Nairobi — Standard Chartered Bank profit after tax expanded by Sh6.23 billion to Sh20 billion last year on the back of improved incomes from interest and non-interest sub-sectors.
During a similar period in 2023, the lender recorded a Sh13.8 billion net profit.
For instance, the bank's net interest income increased by 13 percent to Sh33.27 billion, largely due to higher volumes and improved margins.
On the other hand, non-interest income surged by 40 percent, reaching Sh17.41 billion, buoyed by stronger transactional volumes and better margins in Transaction Services, Markets, and Wealth Solutions.
"Our approach of combining differentiated cross-border capabilities for corporate and institutional clients with leading wealth management solutions for affluent clients has proven successful," StanChart CEO Kariuki Ngari said.

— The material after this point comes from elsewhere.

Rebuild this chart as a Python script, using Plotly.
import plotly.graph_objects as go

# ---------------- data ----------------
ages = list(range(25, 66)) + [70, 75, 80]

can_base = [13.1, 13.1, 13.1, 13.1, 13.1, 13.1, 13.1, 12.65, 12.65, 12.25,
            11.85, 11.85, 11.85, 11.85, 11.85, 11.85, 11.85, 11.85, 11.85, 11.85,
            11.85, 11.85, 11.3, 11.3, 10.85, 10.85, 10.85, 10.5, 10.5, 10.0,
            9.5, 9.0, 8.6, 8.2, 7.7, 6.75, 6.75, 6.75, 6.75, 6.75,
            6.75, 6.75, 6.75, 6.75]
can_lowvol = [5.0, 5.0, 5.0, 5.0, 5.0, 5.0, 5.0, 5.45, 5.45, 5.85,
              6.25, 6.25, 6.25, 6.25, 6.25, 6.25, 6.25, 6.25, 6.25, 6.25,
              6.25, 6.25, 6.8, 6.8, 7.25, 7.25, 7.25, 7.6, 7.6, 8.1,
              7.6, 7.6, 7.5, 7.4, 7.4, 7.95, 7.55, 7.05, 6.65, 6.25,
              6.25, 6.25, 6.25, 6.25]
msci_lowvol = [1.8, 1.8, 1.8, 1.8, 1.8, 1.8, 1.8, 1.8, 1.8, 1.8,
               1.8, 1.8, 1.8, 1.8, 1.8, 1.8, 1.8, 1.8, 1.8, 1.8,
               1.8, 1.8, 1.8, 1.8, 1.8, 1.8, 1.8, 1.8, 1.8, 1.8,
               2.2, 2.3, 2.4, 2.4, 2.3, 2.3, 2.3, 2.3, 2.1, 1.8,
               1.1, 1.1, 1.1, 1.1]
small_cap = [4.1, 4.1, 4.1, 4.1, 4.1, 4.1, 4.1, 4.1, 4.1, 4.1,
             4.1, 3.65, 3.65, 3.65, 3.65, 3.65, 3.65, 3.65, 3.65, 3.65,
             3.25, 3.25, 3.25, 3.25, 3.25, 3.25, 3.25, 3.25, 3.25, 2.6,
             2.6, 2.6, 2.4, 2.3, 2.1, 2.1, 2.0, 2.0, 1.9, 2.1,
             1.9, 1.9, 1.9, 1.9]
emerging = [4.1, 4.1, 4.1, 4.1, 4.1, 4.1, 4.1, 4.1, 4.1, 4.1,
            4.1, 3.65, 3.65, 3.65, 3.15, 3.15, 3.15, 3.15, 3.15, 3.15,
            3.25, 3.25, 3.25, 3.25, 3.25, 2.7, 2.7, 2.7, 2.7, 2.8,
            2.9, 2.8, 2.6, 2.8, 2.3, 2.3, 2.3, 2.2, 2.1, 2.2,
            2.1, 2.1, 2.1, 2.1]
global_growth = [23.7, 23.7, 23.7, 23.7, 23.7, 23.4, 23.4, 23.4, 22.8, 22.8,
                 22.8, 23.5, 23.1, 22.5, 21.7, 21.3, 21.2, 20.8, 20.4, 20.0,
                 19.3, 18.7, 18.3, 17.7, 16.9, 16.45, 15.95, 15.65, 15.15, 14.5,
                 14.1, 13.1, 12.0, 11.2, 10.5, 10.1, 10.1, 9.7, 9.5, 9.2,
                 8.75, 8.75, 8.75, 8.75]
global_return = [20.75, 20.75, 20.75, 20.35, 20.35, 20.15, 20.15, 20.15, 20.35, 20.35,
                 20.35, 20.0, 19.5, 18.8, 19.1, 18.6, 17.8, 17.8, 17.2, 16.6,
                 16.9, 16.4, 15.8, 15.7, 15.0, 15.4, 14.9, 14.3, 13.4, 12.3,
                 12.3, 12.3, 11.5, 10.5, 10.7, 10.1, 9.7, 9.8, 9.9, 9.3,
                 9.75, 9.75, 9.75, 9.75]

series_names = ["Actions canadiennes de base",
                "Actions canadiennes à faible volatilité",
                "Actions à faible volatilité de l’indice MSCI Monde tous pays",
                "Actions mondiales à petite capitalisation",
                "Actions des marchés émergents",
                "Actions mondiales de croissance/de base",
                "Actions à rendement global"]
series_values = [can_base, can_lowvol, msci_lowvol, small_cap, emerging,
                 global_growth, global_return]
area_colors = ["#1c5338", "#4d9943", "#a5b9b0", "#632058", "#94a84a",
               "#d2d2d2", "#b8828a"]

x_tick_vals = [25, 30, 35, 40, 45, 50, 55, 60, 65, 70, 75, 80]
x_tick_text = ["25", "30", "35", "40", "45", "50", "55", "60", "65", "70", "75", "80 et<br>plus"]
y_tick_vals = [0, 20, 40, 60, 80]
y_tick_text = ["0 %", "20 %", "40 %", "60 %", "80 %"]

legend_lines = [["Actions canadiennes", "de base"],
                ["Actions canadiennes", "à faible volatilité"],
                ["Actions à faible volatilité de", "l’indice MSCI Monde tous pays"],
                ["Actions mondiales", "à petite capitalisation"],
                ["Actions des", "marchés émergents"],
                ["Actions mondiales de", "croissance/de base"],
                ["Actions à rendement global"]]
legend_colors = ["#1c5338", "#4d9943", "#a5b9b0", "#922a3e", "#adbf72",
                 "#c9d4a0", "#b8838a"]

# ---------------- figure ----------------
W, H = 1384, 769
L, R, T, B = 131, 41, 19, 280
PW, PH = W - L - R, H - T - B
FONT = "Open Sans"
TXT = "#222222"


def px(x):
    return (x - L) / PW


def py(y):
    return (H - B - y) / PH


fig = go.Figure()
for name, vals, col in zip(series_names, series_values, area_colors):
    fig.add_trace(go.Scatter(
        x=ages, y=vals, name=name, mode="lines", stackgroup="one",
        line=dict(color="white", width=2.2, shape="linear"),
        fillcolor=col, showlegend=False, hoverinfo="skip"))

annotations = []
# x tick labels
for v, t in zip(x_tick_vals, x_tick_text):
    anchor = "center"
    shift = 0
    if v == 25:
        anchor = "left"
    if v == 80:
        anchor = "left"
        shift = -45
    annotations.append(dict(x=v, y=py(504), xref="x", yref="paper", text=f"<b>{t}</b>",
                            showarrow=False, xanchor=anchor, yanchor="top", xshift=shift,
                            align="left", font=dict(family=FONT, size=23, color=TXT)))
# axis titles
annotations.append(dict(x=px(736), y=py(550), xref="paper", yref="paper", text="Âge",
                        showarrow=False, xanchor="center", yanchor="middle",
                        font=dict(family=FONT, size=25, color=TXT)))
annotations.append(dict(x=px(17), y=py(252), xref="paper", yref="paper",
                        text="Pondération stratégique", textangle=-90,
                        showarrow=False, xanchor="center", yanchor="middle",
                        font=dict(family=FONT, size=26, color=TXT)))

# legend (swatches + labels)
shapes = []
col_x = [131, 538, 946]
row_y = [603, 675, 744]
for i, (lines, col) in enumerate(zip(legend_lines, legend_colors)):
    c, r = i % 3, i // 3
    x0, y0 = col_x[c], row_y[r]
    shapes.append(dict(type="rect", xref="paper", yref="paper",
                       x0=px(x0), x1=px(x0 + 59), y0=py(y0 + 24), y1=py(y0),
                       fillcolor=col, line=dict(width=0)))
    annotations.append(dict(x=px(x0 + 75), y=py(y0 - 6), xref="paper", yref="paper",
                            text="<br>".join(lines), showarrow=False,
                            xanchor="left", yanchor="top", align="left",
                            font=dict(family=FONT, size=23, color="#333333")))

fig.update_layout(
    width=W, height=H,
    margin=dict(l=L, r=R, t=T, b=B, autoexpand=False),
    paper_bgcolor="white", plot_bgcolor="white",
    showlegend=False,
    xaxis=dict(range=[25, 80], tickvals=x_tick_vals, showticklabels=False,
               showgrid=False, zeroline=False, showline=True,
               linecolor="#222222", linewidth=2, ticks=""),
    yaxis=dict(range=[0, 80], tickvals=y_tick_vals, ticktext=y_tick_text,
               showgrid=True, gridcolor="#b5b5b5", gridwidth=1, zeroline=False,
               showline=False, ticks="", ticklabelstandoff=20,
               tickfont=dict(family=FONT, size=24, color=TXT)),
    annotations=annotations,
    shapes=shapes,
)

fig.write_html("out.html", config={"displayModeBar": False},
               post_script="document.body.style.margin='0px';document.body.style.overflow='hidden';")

"Furthermore, we managed our costs well, delivering a positive income-to-cost jaws of 13%."
Standard Chartered also reported a significant improvement in loan impairment losses, which dropped by 30 percent, reflecting the lender's prudent management of loan book and effective recoveries.
However, customer deposits saw a decline of 14 percent, standing at Sh295.69 billion.
Similarly, loans and advances to customers decreased by 7 percenr, totaling Sh151.65 billion.
This decline is largely attributed to the appreciation of the Kenyan Shilling and reduced client utilization.
Despite these setbacks, the bank's liquidity position remains strong, with a liquidity ratio of 67.59 percent, well above the regulatory minimum of 20 percent.
Furthermore, the bank reported a total capital ratio of 19.55 percent.